Why do great advertising campaigns tend to have such long lifespans?
Because the idea behind them is bigger than any single execution. Campaigns like “Just Do It” or the Absolut print series ran for years or decades because the strategic insight at their core remained true. Most campaigns are killed by internal boredom before they’ve reached saturation in the market. Longevity in advertising is almost always a sign that the original brief was sharp enough to sustain creative evolution.
Can small brands learn anything from campaigns produced by major global advertisers?
Yes, and the most transferable lesson has nothing to do with budget. The principle that connects every great campaign in history is strategic specificity: a clear audience, a real insight, and a commitment to a single idea over time. Those are available to any brand at any budget level. What kills most small brand advertising is not lack of money, it’s lack of clarity about who the campaign is for and what it’s trying to change.
How does brand advertising connect to measurable business growth?
Brand advertising works through a different mechanism than performance marketing. It builds the emotional associations that make a brand the preferred choice when a purchase occasion arises. The effect is often delayed and difficult to attribute precisely, which is why it gets undervalued in organisations that rely on last-click attribution. But the brands with the strongest long-term commercial performance are almost always those that invested consistently in brand-building alongside performance activity.
What is the single most important element of a successful advertising campaign?

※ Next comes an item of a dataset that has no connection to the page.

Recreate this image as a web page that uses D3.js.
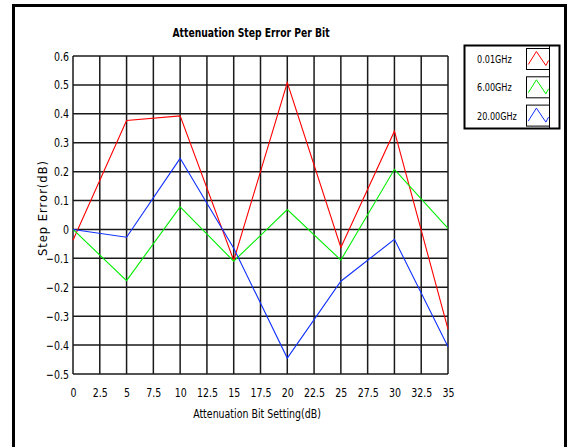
<!DOCTYPE html>
<html>
<head>
<meta charset="UTF-8">
<title>Attenuation Step Error Per Bit</title>
<script src="https://cdn.jsdelivr.net/npm/d3@7"></script>
<style>
  body { margin: 0; background: #fff; }
  text { font-family: "DejaVu Sans Condensed", "DejaVu Sans", sans-serif; fill: #000; }
</style>
</head>
<body>
<script>
// attenuation bit settings (dB)
var bits = [0, 5, 10, 15, 20, 25, 30, 35];
// step error (dB) per frequency
var err001 = [-0.037, 0.377, 0.393, -0.107, 0.508, -0.062, 0.34, -0.345];
var err600 = [0, -0.177, 0.078, -0.11, 0.069, -0.106, 0.208, 0.004];
var err2000 = [0, -0.027, 0.246, -0.065, -0.445, -0.179, -0.034, -0.406];

var seriesNames = ["0.01GHz", "6.00GHz", "20.00GHz"];
var seriesColors = ["#ff0000", "#00ee00", "#1030ff"];
var seriesValues = [err001, err600, err2000];

var xTicks = d3.range(0, 35.01, 2.5);
var yTicks = d3.range(-5, 7).map(function (d) { return d / 10; });

var W = 569, H = 447;
var plot = { left: 73, right: 448, top: 56, bottom: 374 };
var squeeze = 0.84;   // the original text is horizontally narrow

var svg = d3.select("body").append("svg")
  .attr("width", W)
  .attr("height", H);

// outer frame
svg.append("rect")
  .attr("x", 13.5).attr("y", 5.5)
  .attr("width", 552).attr("height", 445)
  .attr("fill", "none").attr("stroke", "#000").attr("stroke-width", 3);

var x = d3.scaleLinear().domain([0, 35]).range([plot.left, plot.right]);
var y = d3.scaleLinear().domain([-0.5, 0.6]).range([plot.bottom, plot.top]);

// grid
var g = svg.append("g");
g.selectAll("line.vg").data(xTicks).enter().append("line")
  .attr("x1", function (d) { return x(d); })
  .attr("x2", function (d) { return x(d); })
  .attr("y1", plot.top).attr("y2", plot.bottom)
  .attr("stroke", "#1a1a1a").attr("stroke-width", 1.5);
g.selectAll("line.hg").data(yTicks).enter().append("line")
  .attr("x1", plot.left).attr("x2", plot.right)
  .attr("y1", function (d) { return y(d); })
  .attr("y2", function (d) { return y(d); })
  .attr("stroke", "#1a1a1a").attr("stroke-width", 1.5);

// axes labels
var fmtX = function (d) { return d3.format("")(d); };
var fmtY = function (d) { return d === 0 ? "0" : d3.format(".1f")(d); };

var xAxis = d3.axisBottom(x).tickValues(xTicks).tickSize(0).tickPadding(14).tickFormat(fmtX);
var yAxis = d3.axisLeft(y).tickValues(yTicks).tickSize(0).tickPadding(4).tickFormat(fmtY);

svg.append("g").attr("transform", "translate(0," + plot.bottom + ")").call(xAxis)
  .call(function (s) { s.select(".domain").remove(); })
  .selectAll("text")
  .style("font-size", "12.5px")
  .attr("transform", "scale(" + squeeze + ",1)");
svg.append("g").attr("transform", "translate(" + plot.left + ",0)").call(yAxis)
  .call(function (s) { s.select(".domain").remove(); })
  .selectAll("text")
  .style("font-size", "12.5px")
  .attr("x", -4 / squeeze)
  .attr("transform", "scale(" + squeeze + ",1)");

// series
var line = d3.line()
  .x(function (d, i) { return x(bits[i]); })
  .y(function (d) { return y(d); });

seriesValues.forEach(function (vals, k) {
  svg.append("path")
    .datum(vals)
    .attr("d", line)
    .attr("fill", "none")
    .attr("stroke", seriesColors[k])
    .attr("stroke-width", 1.1);
});

// titles
svg.append("text")
  .attr("transform", "translate(251,37) scale(0.82,1)")
  .attr("text-anchor", "middle")
  .style("font-size", "12.5px").style("font-weight", "bold")
  .text("Attenuation Step Error Per Bit");

svg.append("text")
  .attr("transform", "translate(257,418) scale(" + squeeze + ",1)")
  .attr("text-anchor", "middle")
  .style("font-size", "12.5px")
  .text("Attenuation Bit Setting(dB)");

svg.append("text")
  .attr("transform", "translate(47,208) rotate(-90)")
  .attr("text-anchor", "middle")
  .style("font-size", "11.5px")
  .style("font-family", "DejaVu Sans")
  .style("letter-spacing", "1px")
  .text("Step Error(dB)");

// legend
var lg = svg.append("g");
lg.append("rect")
  .attr("x", 464.5).attr("y", 45.5).attr("width", 95).attr("height", 83)
  .attr("fill", "#fff").attr("stroke", "#000").attr("stroke-width", 2);
lg.append("line")
  .attr("x1", 549.5).attr("x2", 549.5).attr("y1", 46).attr("y2", 128)
  .attr("stroke", "#000").attr("stroke-width", 1);

var sw = d3.scaleLinear().domain([0, 1]).range([0, 22]);
var sh = d3.scaleLinear().domain([0, 1]).range([20, 0]);
var glyph = [[0.08, 0.2], [0.45, 0.85], [0.88, 0.15], [1, 0.4]];

seriesNames.forEach(function (name, k) {
  var top = 48 + k * 28.3;
  lg.append("text")
    .attr("transform", "translate(477," + (top + 15) + ") scale(0.82,1)")
    .style("font-size", "11px")
    .text(name);
  var sg = lg.append("g").attr("transform", "translate(526.5," + (top + 0.5) + ")");
  sg.append("rect")
    .attr("width", 23).attr("height", 21)
    .attr("fill", "#fff").attr("stroke", "#000").attr("stroke-width", 1);
  sg.append("path")
    .attr("d", d3.line().x(function (d) { return sw(d[0]); }).y(function (d) { return sh(d[1]); })(glyph))
    .attr("fill", "none").attr("stroke", seriesColors[k]).attr("stroke-width", 1);
});
</script>
</body>
</html>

A real insight. Not a demographic target, not a media plan, not a creative concept. An insight is a specific, true observation about how people think or behave that the brand can credibly respond to. Dove’s insight was that most women don’t consider themselves beautiful. De Beers’ insight was that diamonds had no established purchase ritual. Every other element of a campaign, the creative, the media, the tone, flows from whether the insight is genuine or manufactured.